The problem with most web analytics is that they give you insight into numbers. You can see how many users are visiting your site, when they do so, and where they are coming from. But you don’t understand anything about them as people.
That’s where Frosmo, a Helsinki company originally founded as a tournament gaming company, could prove useful. Frosmo launched its Frosmo World casual game tournament business on Facebook last year. While doing that, it became intimately familiar with Facebook analytics. As Facebook expanded its reach to web sites this spring with its ubiquitous Like buttons, Frosmo saw an opportunity to deliver much better analytics.
Taking advantage of the fact that real people indicate whether they like a web site or not, Frosmo aggregates that information into useful analytics that companies can act upon. The company formally launched its Optimizer tool this month. It consists of a free analytics tool and a paid service that can be used to optimize the experience that return visitors have on your web site.
“We are now measuring people, not numbers,” said Mikael Gummerus, chief executive of Frosmo. “It’s like the social graph meets customer relationship management meets tactical selling tool.”
The analytics are useful because the Facebook Like buttons have access to the information that people put on their Facebook pages. You can thus aggregate the demographics of the people who Like your web site. You can determine their age, their occupations, their job titles, and how often they visit your web site. You can see what they look at and gather statistics on a daily basis that show what kind of audience your web site reaches. In turn, you can take that aggregate data and share it with potential web site advertisers.
But the heart of Frosmo’s Optimizer is the ability to engage with individual users. Now that you know who is visiting your web site, you can greet them by name every time they visit your page. Then you can steer them on a path that matches what their interests are, based on what you know about their past behavior. For instance, if someone has visited an e-commerce site 20 times and looked at the same car each time, the odds are good that user is getting ready to buy that car. The web site owner can then use that information to offer a discount on the car if they buy it right away. Each user can thus be individually optimized, Gummerus said.

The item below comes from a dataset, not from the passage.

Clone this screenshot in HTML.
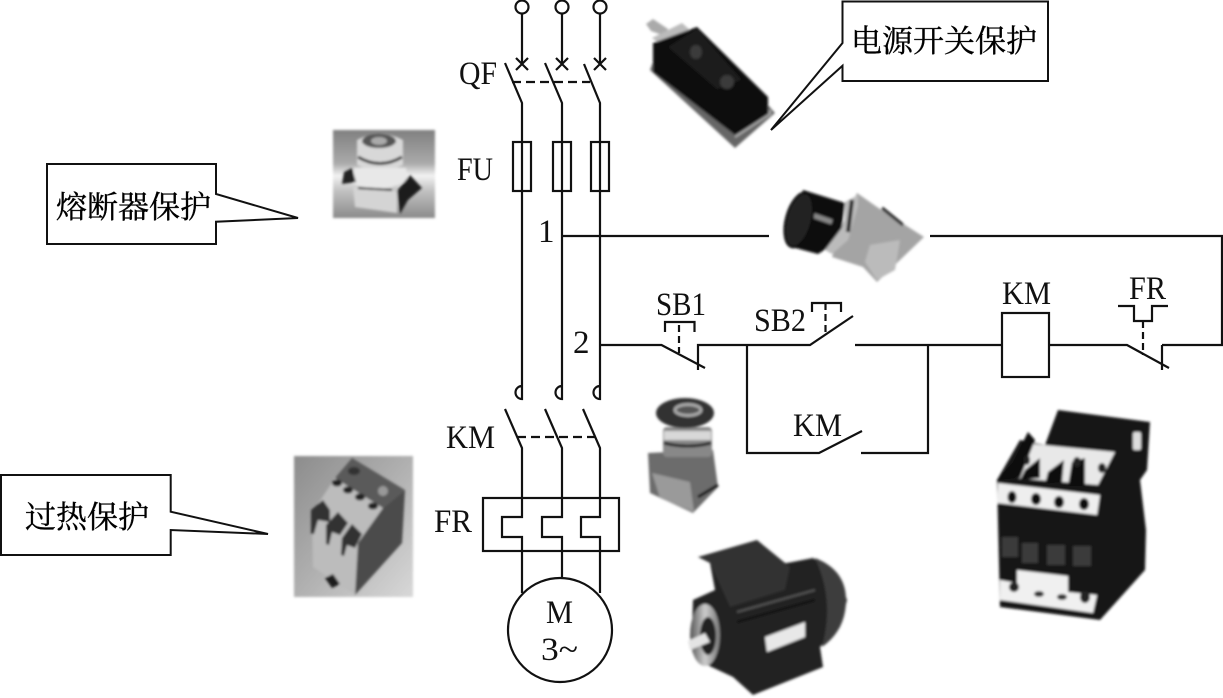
<!DOCTYPE html>
<html><head><meta charset="utf-8"><title>电动机保护电路</title>
<style>
html,body{margin:0;padding:0;background:#fff}
svg{display:block}
text{fill:#111}
.t{font-family:"Liberation Serif",serif;font-size:33px}
.c{font-family:"Liberation Serif","Noto Serif CJK SC",serif;font-size:31px;fill:#000;stroke:#000;stroke-width:.35}
.l{fill:none;stroke:#111;stroke-width:2.2}
.d{fill:none;stroke:#111;stroke-width:2.2;stroke-dasharray:9 5}
.w{fill:#fff;stroke:#111;stroke-width:2.2}
</style></head><body>
<svg width="1223" height="698" viewBox="0 0 1223 698" xmlns="http://www.w3.org/2000/svg">
<defs>
<filter id="b" x="-10%" y="-10%" width="120%" height="120%"><feGaussianBlur stdDeviation="1.2"/></filter>
<linearGradient id="fg" x1="0" y1="0" x2="0" y2="1"><stop offset="0" stop-color="#808080"/><stop offset=".38" stop-color="#aaa"/><stop offset=".52" stop-color="#f2f2f2"/><stop offset=".68" stop-color="#c4c4c4"/><stop offset="1" stop-color="#8a8a8a"/></linearGradient>
<linearGradient id="rg" x1="0" y1="0" x2="1" y2="1"><stop offset="0" stop-color="#8c8c8c"/><stop offset=".5" stop-color="#b0b0b0"/><stop offset="1" stop-color="#d8d8d8"/></linearGradient>
<linearGradient id="cg" x1="0" y1="0" x2="1" y2="0"><stop offset="0" stop-color="#555"/><stop offset=".5" stop-color="#ccc"/><stop offset="1" stop-color="#777"/></linearGradient>
</defs>

<!-- photos -->
<!-- switch -->
<g filter="url(#b)">
<path d="M646 24L653 19L668 29L665 36L651 31Z" fill="#aaa"/>
<path d="M652 38L682 23L690 30L660 44Z" fill="#bbb"/>
<path d="M650 70L735 148L775 113L768 105L735 125L653 62Z" fill="#666"/>
<path d="M653 43L697 27L768 97L768 115L735 135L653 72Z" fill="#111"/>
<path d="M667 47L717 90L743 80L697 28Z" fill="#1f1f1f" stroke="#000"/>
<ellipse cx="696" cy="52" rx="6" ry="7" fill="#3a3a3a"/>
<ellipse cx="727" cy="82" rx="7" ry="7" fill="#3a3a3a"/>
<path d="M735 137L770 114L770 110" fill="none" stroke="#aaa" stroke-width="2"/>
</g>
<!-- fuse -->
<g>
<rect x="333" y="130" width="102" height="88" fill="url(#fg)" filter="url(#b)"/>
<g filter="url(#b)">
<path d="M357 140Q380 128 403 140L403 165Q380 178 357 165Z" fill="#d8d8d8"/>
<ellipse cx="379" cy="141" rx="17" ry="7" fill="#555"/>
<ellipse cx="379" cy="141" rx="8" ry="4" fill="#aaa"/>
<path d="M358 157Q380 170 402 157" stroke="#333" stroke-width="3" fill="none"/>
<path d="M354 168L406 168L408 180Q380 195 354 184Z" fill="#e8e8e8"/>
<path d="M353 186L397 191L397 213L355 207Z" fill="#d4d4d4"/>
<path d="M397 191L410 175L422 188L408 200L400 214Z" fill="#1c1c1c"/>
<path d="M344 172L352 168L356 182L342 184Z" fill="#222"/>
<path d="M358 188L392 190" stroke="#222" stroke-width="2"/>
</g></g>
<!-- rotary button -->
<g filter="url(#b)">
<path d="M857 193L877 207L924 237L900 260L877 282L863 267L832 257L843 223Z" fill="#a4a4a4"/>
<path d="M870 245L900 240L895 270L877 280L865 262Z" fill="#bbb"/>
<path d="M882 208L903 225" stroke="#111" stroke-width="3"/>
<path d="M803 190L845 203L840 240L818 254L788 246Z" fill="#111"/>
<path d="M812 215L832 222" stroke="#888" stroke-width="5"/>
<path d="M845 202L858 195L858 206L848 240L832 254L825 250L844 225Z" fill="#bbb"/>
<path d="M852 200L848 232" stroke="#222" stroke-width="4"/>
<ellipse cx="799" cy="220" rx="13" ry="28" transform="rotate(15 799 220)" fill="#222" stroke="#000" stroke-width="2"/>
</g>
<!-- e-stop -->
<g filter="url(#b)">
<path d="M648 453L713 450L718 487L693 513L650 493Z" fill="#6c6c6c"/>
<path d="M652 473L690 482L694 512L660 498Z" fill="#9a9a9a"/>
<path d="M698 497L718 485" stroke="#111" stroke-width="3"/>
<rect x="663" y="427" width="49" height="30" rx="4" fill="#888"/>
<rect x="664" y="431" width="47" height="9" fill="#d8d8d8"/>
<path d="M664 443Q688 449 711 443" stroke="#222" stroke-width="3" fill="none"/>
<ellipse cx="685" cy="413" rx="29" ry="15" fill="#333"/>
<ellipse cx="688" cy="410" rx="13" ry="5.500" fill="#555" stroke="#aaa" stroke-width="3"/>
</g>
<!-- contactor -->
<g filter="url(#b)">
<path d="M1058 410L1150 422L1147 470L1140 480L1146 530L1145 570L1100 620L1000 607L997 480L1020 440L1045 445Z" fill="#161616"/>
<path d="M1023 443L1115 452L1098 485L1015 478Z" fill="#e8e8e8"/>
<path d="M998 483L1100 495L1097 515L997 503Z" fill="#eee"/>
<ellipse cx="1012" cy="497" rx="4.500" ry="6" fill="#111"/><ellipse cx="1036" cy="499" rx="5" ry="6" fill="#111"/><ellipse cx="1059" cy="502" rx="5" ry="6" fill="#111"/><ellipse cx="1084" cy="504" rx="5" ry="6" fill="#111"/>
<path d="M997 480L1013 462L1028 432L1035 440L1020 478Z" fill="#111"/>
<path d="M1020 480L1025 470L1040 458L1040 478Z" fill="#111"/><path d="M1045 484L1048 472L1064 460L1062 482Z" fill="#111"/><path d="M1068 486L1072 462L1085 458L1085 486Z" fill="#111"/>
<ellipse cx="1027" cy="460" rx="3" ry="5" fill="#222"/><ellipse cx="1077" cy="462" rx="4" ry="5" fill="#222"/><ellipse cx="1102" cy="468" rx="4" ry="5" fill="#222"/>
<rect x="1002" y="537" width="16" height="20" fill="#3a3a3a"/><rect x="1022" y="543" width="16" height="20" fill="#3a3a3a"/><rect x="1047" y="545" width="18" height="20" fill="#3a3a3a"/><rect x="1073" y="546" width="18" height="20" fill="#3a3a3a"/>
<path d="M1000 580L1017 583L1017 570L1068 576L1068 592L1097 595L1093 613L1000 600Z" fill="#f0f0f0"/>
<ellipse cx="1014" cy="587" rx="5" ry="5" fill="#222"/><ellipse cx="1039" cy="594" rx="5" ry="3" fill="#333"/><ellipse cx="1062" cy="597" rx="5" ry="3" fill="#333"/><ellipse cx="1085" cy="597" rx="5" ry="6" fill="#222"/>
<rect x="1133" y="432" width="8" height="18" rx="2" fill="#ddd"/>
</g>
<!-- relay -->
<g>
<rect x="294" y="456" width="119" height="141" fill="url(#rg)" filter="url(#b)"/>
<g filter="url(#b)">
<path d="M312 513L335 478L383 508L358 543L355 595L313 567Z" fill="#bcbcbc"/>
<path d="M352 458L405 490L383 508L335 478Z" fill="#5a5a5a"/>
<path d="M405 490L402 543L355 595L358 543L383 508Z" fill="#4b4b4b"/>
<ellipse cx="354" cy="471" rx="6" ry="4" fill="#333"/><circle cx="383" cy="491" r="5" fill="#999"/>
<ellipse cx="337" cy="483" rx="5" ry="3.500" fill="#222"/><ellipse cx="348" cy="490" rx="5" ry="3.500" fill="#222"/><ellipse cx="360" cy="497" rx="5" ry="3.500" fill="#222"/><ellipse cx="373" cy="506" rx="5" ry="3.500" fill="#222"/>
<path d="M311 510L323 500L330 510L330 522L318 520L314 534L311 534Z" fill="#333"/>
<path d="M326 525L338 512L348 523L340 535L332 532L329 545L326 544Z" fill="#333"/>
<path d="M342 538L352 524L362 534L355 548L347 545L344 556L341 555Z" fill="#333"/>
<path d="M325 578L333 574L340 584L332 588Z" fill="#1a1a1a"/>
</g></g>
<!-- motor -->
<g filter="url(#b)">
<path d="M693 600L715 590L710 563L787 563L813 558L837 573L847 600L840 627L820 647L823 667L753 695L733 677L703 663L692 630Z" fill="#222"/>
<path d="M815 558Q846 570 846 600Q846 630 822 647Q835 600 815 558Z" fill="#3c3c3c"/>
<path d="M698 557L757 540L790 567L785 590L730 607L710 563Z" fill="#333"/>
<path d="M737 612L815 590" stroke="#555" stroke-width="2"/><path d="M737 622L815 600" stroke="#111" stroke-width="2"/>
<ellipse cx="705" cy="635" rx="15" ry="31" fill="url(#cg)"/>
<ellipse cx="708" cy="636" rx="8" ry="19" fill="#222"/>
<path d="M688 641L705 633L710 642L690 650Z" fill="#e4e4e4"/>
<path d="M765 637L805 622L805 637L767 652Z" fill="#e8e8e8"/>
</g>

<!-- power circuit -->
<g>
<circle class="w" cx="522" cy="7" r="6.500"/><circle class="w" cx="562" cy="7" r="6.500"/><circle class="w" cx="600" cy="7" r="6.500"/>
<path class="l" d="M522 13V64M562 13V64M600 13V64"/>
<path class="l" d="M516 58L528 70M528 58L516 70M556 58L568 70M568 58L556 70M594 58L606 70M606 58L594 70"/>
<path class="l" d="M505 63L522 103V399A6.500 6.500 0 0 1 522 386M545 63L562 103V399A6.500 6.500 0 0 1 562 386M584 64L600 103V399A6.500 6.500 0 0 1 600 386"/>
<path class="d" d="M512 82H590"/>
<rect class="l" x="513" y="142" width="18" height="49"/><rect class="l" x="553" y="142" width="18" height="49"/><rect class="l" x="591" y="142" width="18" height="49"/>
<path class="l" d="M505 409L522 448V517H502V537H522V593M545 409L562 448V517H542V537H562V578M583 409L600 448V517H581V537H600V593"/>
<path class="d" d="M517 437H597"/>
<rect class="l" x="483" y="498" width="136" height="53"/>
<circle class="l" cx="560" cy="630" r="52"/>
</g>
<!-- control circuit -->
<path class="l" d="M562 236H769M930 236H1222V345H1162M1162 370V345M1169 368L1127 345H1049M600 345H661.500L705 368M698 370V345H810L853 316M855 345H1002M747 345V453H819L862 431M861 453H928V345"/>
<rect class="l" x="1002" y="313" width="47" height="64"/>
<path class="l" d="M665 332V322H694.500V332M812 312V303H841V312M1118 306H1134V321H1152V306H1168"/>
<path class="l" stroke-dasharray="7 4" d="M679 325V353M825.500 303V333M1143 321V355"/>

<!-- labels -->
<text class="t" x="459" y="84" textLength="38" lengthAdjust="spacingAndGlyphs">QF</text>
<text class="t" x="457" y="180" textLength="36" lengthAdjust="spacingAndGlyphs">FU</text>
<text class="t" x="538" y="242">1</text>
<text class="t" x="573" y="353">2</text>
<text class="t" x="656" y="315" textLength="50" lengthAdjust="spacingAndGlyphs">SB1</text>
<text class="t" x="754" y="331" textLength="52" lengthAdjust="spacingAndGlyphs">SB2</text>
<text class="t" x="1002" y="304" textLength="49" lengthAdjust="spacingAndGlyphs">KM</text>
<text class="t" x="1129" y="299" textLength="37" lengthAdjust="spacingAndGlyphs">FR</text>
<text class="t" x="793" y="436" textLength="49" lengthAdjust="spacingAndGlyphs">KM</text>
<text class="t" x="446" y="448" textLength="49" lengthAdjust="spacingAndGlyphs">KM</text>
<text class="t" x="434" y="532" textLength="38" lengthAdjust="spacingAndGlyphs">FR</text>
<text class="t" x="546" y="623" textLength="27" lengthAdjust="spacingAndGlyphs">M</text>
<text class="t" x="541" y="660" textLength="37" lengthAdjust="spacingAndGlyphs">3~</text>

<!-- callouts -->
<path d="M842.500 1.500H1048V81H842.500V65.700L771 130L842.500 43Z" fill="#fff" stroke="#111" stroke-width="2"/>
<text class="c" x="851" y="52">电源开关保护</text>
<path d="M47 164H216V194L298 218L216 221.700V244H47Z" fill="#fff" stroke="#111" stroke-width="2"/>
<text class="c" x="56" y="218">熔断器保护</text>
<path d="M1 475H170.700V511.700L268 534L170.700 530V555H1Z" fill="#fff" stroke="#111" stroke-width="2"/>
<text class="c" x="25" y="528">过热保护</text>
</svg>
</body></html>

It sounds pretty simple. But most companies are not doing this now. It’s fairly new because the Facebook Like buttons only started spreading to other web sites in March. Now, more than 2 million web sites are using them. Those web sites are collecting considerable numbers of fans who are giving them real world, not anonymous, information. If you can better identify those people, you can provide them with more relevant and personalized service, Gummerus said. And that will generate much more revenue.

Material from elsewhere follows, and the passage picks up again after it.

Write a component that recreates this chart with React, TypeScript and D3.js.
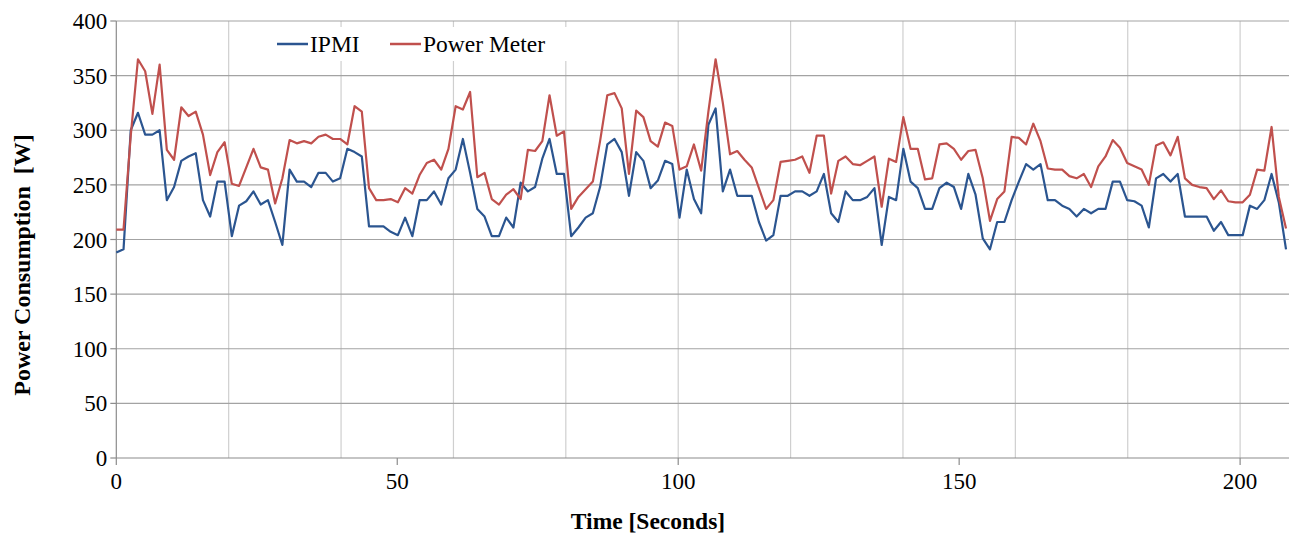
import * as d3 from "d3"

// IPMI readings (W), one per sample
const ipmi = [
  188, 191, 300, 316, 296, 296, 300, 236, 248, 272, 276, 279, 236, 221, 253, 253, 203, 231, 235, 244,
  232, 236, 216, 195, 264, 253, 253, 248, 261, 261, 253, 256, 283, 280, 276, 212, 212, 212, 207, 204,
  220, 203, 236, 236, 244, 232, 256, 264, 292, 261, 228, 221, 203, 203, 220, 211, 252, 244, 248, 274,
  292, 260, 260, 203, 211, 220, 224, 248, 287, 292, 280, 240, 280, 272, 247, 254, 272, 269, 220, 264,
  237, 224, 305, 320, 244, 264, 240, 240, 240, 216, 199, 204, 240, 240, 244, 244, 240, 244, 260, 224,
  216, 244, 236, 236, 239, 247, 195, 239, 236, 283, 253, 247, 228, 228, 247, 252, 248, 228, 260, 241,
  201, 191, 216, 216, 236, 253, 269, 264, 269, 236, 236, 231, 228, 221, 228, 224, 228, 228, 253, 253,
  236, 235, 231, 211, 256, 260, 253, 260, 221, 221, 221, 221, 208, 216, 204, 204, 204, 231, 228, 236,
  260, 234, 191,
]

// Power meter readings (W), same samples
const powerMeter = [
  209, 209, 295, 365, 354, 315, 360, 282, 273, 321, 313, 317, 296, 259, 280, 289, 251, 249, 266, 283,
  266, 264, 233, 256, 291, 288, 290, 288, 294, 296, 292, 292, 287, 322, 317, 247, 236, 236, 237, 234,
  247, 242, 259, 270, 273, 264, 283, 322, 319, 335, 257, 261, 237, 232, 241, 246, 237, 282, 281, 290,
  332, 295, 299, 228, 239, 246, 253, 290, 332, 334, 320, 260, 318, 312, 290, 285, 307, 304, 264, 267,
  287, 263, 317, 365, 325, 278, 281, 273, 266, 247, 228, 236, 271, 272, 273, 276, 261, 295, 295, 242,
  272, 276, 269, 268, 272, 276, 230, 274, 271, 312, 283, 283, 255, 256, 287, 288, 283, 273, 281, 282,
  256, 217, 237, 244, 294, 293, 287, 306, 290, 265, 264, 264, 258, 256, 260, 248, 267, 276, 291, 284,
  270, 267, 264, 250, 286, 289, 277, 294, 256, 250, 248, 247, 237, 245, 235, 234, 234, 241, 264, 263,
  303, 239, 210,
]

const sampleSeconds = 1.285
const yTicks = [0, 50, 100, 150, 200, 250, 300, 350, 400]
const xTicks = [0, 50, 100, 150, 200]
const xGrid = [20, 40, 60, 80, 100, 120, 140, 160, 180, 200]

const font = "'Liberation Serif', 'Times New Roman', serif"

export default function App() {
  const width = 1289
  const height = 533

  const x = d3.scaleLinear().domain([0, 208.7]).range([116.3, 1289])
  const y = d3.scaleLinear().domain([0, 400]).range([458, 21])

  const line = d3
    .line<number>()
    .x((d, i) => x(i * sampleSeconds))
    .y((d) => y(d))

  const series = [
    { name: "IPMI", values: ipmi, color: "#2b5590" },
    { name: "Power Meter", values: powerMeter, color: "#c0504d" },
  ]

  return (
    <div style={{ position: "absolute", left: 0, top: 0 }}>
      <svg width={width} height={height} style={{ display: "block", background: "#fff" }}>
        {/* vertical grid */}
        {xGrid.map((t) => (
          <line key={"vg" + t} x1={x(t)} x2={x(t)} y1={y(0)} y2={y(400)} stroke="#cfcfcf" strokeWidth={1.2} />
        ))}
        {/* horizontal grid */}
        {yTicks.slice(1).map((v) => (
          <line key={"hg" + v} x1={x(0)} x2={width} y1={y(v)} y2={y(v)} stroke="#a3a3a3" strokeWidth={1.2} />
        ))}

        {/* legend box hides the grid behind it */}
        <rect x={262} y={27} width={312} height={34} fill="#fff" />

        {/* axes */}
        <line x1={x(0)} x2={x(0)} y1={y(0)} y2={y(400)} stroke="#8c8c8c" strokeWidth={1.2} />
        <line x1={x(0)} x2={width} y1={y(0)} y2={y(0)} stroke="#8c8c8c" strokeWidth={1.2} />
        {yTicks.map((v) => (
          <g key={"yt" + v}>
            <line x1={x(0) - 6} x2={x(0)} y1={y(v)} y2={y(v)} stroke="#8c8c8c" strokeWidth={1.2} />
            <text x={x(0) - 9} y={y(v)} dy="0.35em" textAnchor="end" fontFamily={font} fontSize={23} fill="#000">
              {v}
            </text>
          </g>
        ))}
        {xTicks.map((t) => (
          <g key={"xt" + t}>
            <line x1={x(t)} x2={x(t)} y1={y(0)} y2={y(0) + 7} stroke="#8c8c8c" strokeWidth={1.2} />
            <text x={x(t)} y={489} textAnchor="middle" fontFamily={font} fontSize={23} fill="#000">
              {t}
            </text>
          </g>
        ))}

        {/* data */}
        {series.map((s) => (
          <path key={s.name} d={line(s.values) ?? ""} fill="none" stroke={s.color} strokeWidth={2.2} strokeLinejoin="round" />
        ))}

        {/* legend */}
        <line x1={277} x2={308} y1={44} y2={44} stroke={series[0].color} strokeWidth={2.5} />
        <text x={310} y={52} fontFamily={font} fontSize={23.5} fill="#000">IPMI</text>
        <line x1={390} x2={421} y1={44} y2={44} stroke={series[1].color} strokeWidth={2.5} />
        <text x={423} y={52} fontFamily={font} fontSize={23.5} fill="#000">Power Meter</text>

        {/* axis titles */}
        <text x={648} y={529} textAnchor="middle" fontFamily={font} fontSize={23.5} fontWeight="bold" fill="#000">
          Time [Seconds]
        </text>
        <text
          transform="translate(30,265) rotate(-90)"
          textAnchor="middle"
          fontFamily={font}
          fontSize={24}
          fontWeight="bold"
          fill="#000"
          style={{ whiteSpace: "pre" }}
        >
          {"Power Consumption  [W]"}
        </text>
      </svg>
    </div>
  )
}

For instance, you can understand who shares your web site data with the most people. You can see where users are making use of your site and identify the bottlenecks that keep them from spending money. You can zero in on those people and offer them more rewards for sharing your information with their friends. You can identify people whose behavior patterns suggest certain marketing offers. You can also figure out who among your users is the most influential when it comes to promoting your site or products. You can do that with very little cost. Frosmo calls this process Social Networking Logics.
Of course, there are still a lot of people who don’t use Facebook and who don’t click on Like buttons. Their behavior can’t be tracked so easily. But Gummerus thinks that the numbers of participants will grow over time. Customers already using Frosmo’s Optimizer include China’s RenRen social network, MTV Media, Kingnet, Yahoo, Sanook, Ekolay.net and a number of other companies. Frosmo still runs its game business, but Gummerus said the company may now make money from Optimizer.

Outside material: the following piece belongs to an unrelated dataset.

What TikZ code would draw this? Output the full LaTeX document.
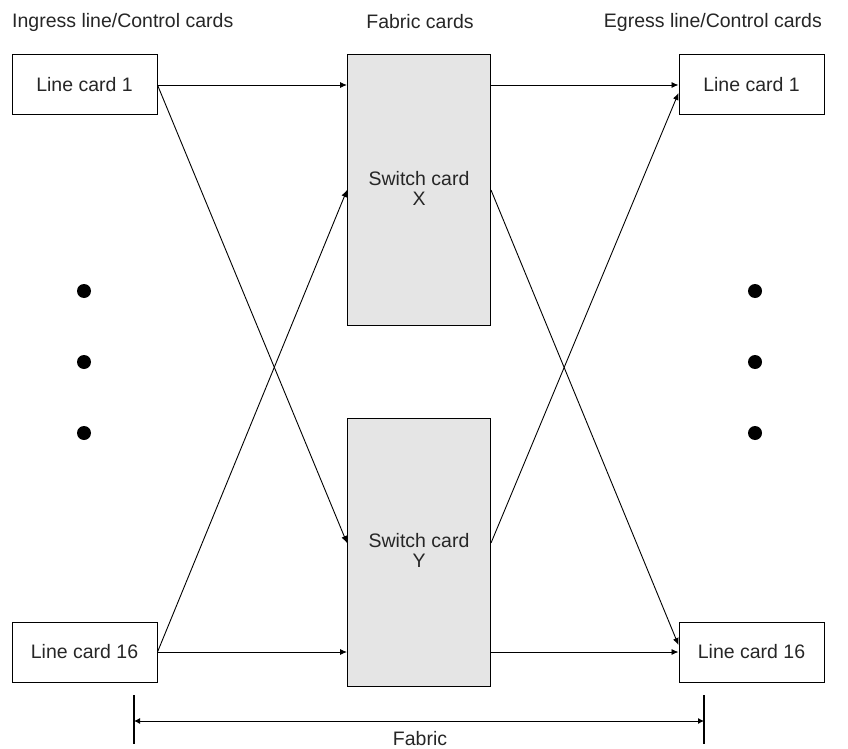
\documentclass[tikz,border=0pt]{standalone}
\usepackage{fontspec}
\setmainfont{Liberation Sans}
\usetikzlibrary{arrows.meta}
\begin{document}
\begin{tikzpicture}[x=1pt,y=-1pt,
  every node/.style={font=\fontsize{19.5}{20}\selectfont, text=black!85},
  card/.style={draw, line width=1pt, minimum width=145pt, minimum height=60pt, inner sep=0pt},
  switchbox/.style={draw, line width=1pt, fill=gray!20, minimum width=143pt, inner sep=0pt},
  link/.style={line width=0.9pt, -{Latex[length=7pt,width=6pt]}},
  dim/.style={line width=0.9pt, {Latex[length=6pt,width=6pt]}-{Latex[length=6pt,width=6pt]}},
  tick/.style={line width=1.1pt},
  dot/.style={circle, fill=black, minimum size=14pt, inner sep=0pt},
  header/.style={inner sep=0pt}]
\useasboundingbox (0,0) rectangle (848,749);
% headers
\node[header, anchor=west] (h1) at (12,22) {Ingress line/Control cards};
\node[header] (h2) at (420,22) {Fabric cards};
\node[header, anchor=east] (h3) at (822,22) {Egress line/Control cards};
% cards
\node[card] (L1) at (84.5,85) {Line card 1};
\node[card] (L16) at (84.5,652) {Line card 16};
\node[card] (R1) at (751.5,85) {Line card 1};
\node[card] (R16) at (751.5,652) {Line card 16};
% switch cards
\node[switchbox, minimum height=270pt] (SX) at (419,190) {};
\node[align=center, inner sep=0pt] (SXt) at (419,188) {Switch card\\X};
\node[switchbox, minimum height=268pt] (SY) at (419,552) {};
\node[align=center, inner sep=0pt] (SYt) at (419,550) {Switch card\\Y};
% links
\draw[link] (L1.east) -- (L1.east -| SX.west);
\draw[link] (L1.east) -- ([yshift=9pt]SY.west);
\draw[link] (L16.east) -- (SX.west);
\draw[link] (L16.east) -- (L16.east -| SY.west);
\draw[link] (SX.east |- R1) -- (R1.west);
\draw[link] (SX.east) -- ([yshift=7pt]R16.west);
\draw[link] ([yshift=9pt]SY.east) -- ([yshift=-8pt]R1.west);
\draw[link] (SY.east |- R16) -- (R16.west);
% dots
\node[dot] (d1) at (84,291) {};
\node[dot] (d2) at (84,362) {};
\node[dot] (d3) at (84,433) {};
\node[dot] (d4) at (755,291) {};
\node[dot] (d5) at (755,362) {};
\node[dot] (d6) at (755,433) {};
% fabric dimension
\coordinate (ta) at (134,695);
\coordinate (tb) at (134,744);
\coordinate (tc) at (704,695);
\coordinate (td) at (704,744);
\draw[tick] (ta) -- (tb);
\draw[tick] (tc) -- (td);
\coordinate (fa) at (134,721);
\coordinate (fb) at (704,721);
\draw[dim] (fa) -- (fb);
\node[inner sep=0pt] (fab) at (420,739) {Fabric};
\end{tikzpicture}
\end{document}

Rivals include companies such as Google, Omniture and other analytics companies. Frosmo sees itself as offering a service that the others don’t at the moment. The company tracks visitors on a daily basis now. But it may start providing actionable data in real time in the future.
“We give companies information that they can use to take action,” Gummerus said.
Web site owners can get the same data from Facebook Like buttons that Frosmo collects. But the data won’t be packaged as neatly and the actions won’t be as easy to take. Frosmo argues its dashboard-like tools are the easiest for web site owners to create a unique path into a web site for every user.
“You know that companies like Amazon.com can do this,” Gummerus said. “Now, any site can do it. It’s a very pragmatic way to increase your sales.”
In games, Frosmo competes with the likes of Zynga, Playfish, Mindjolt and a host of casual game sites. Its investors include Riistos Silasmaa, a member of Nokia’s board. It raised 1.4 million euros from the Finnish government and has also raised two rounds of angel money.
Before founding Frosmo, Gummerus was managing director of E-Sports Nordic. But he spun Frosmo out of that company once he saw its potential.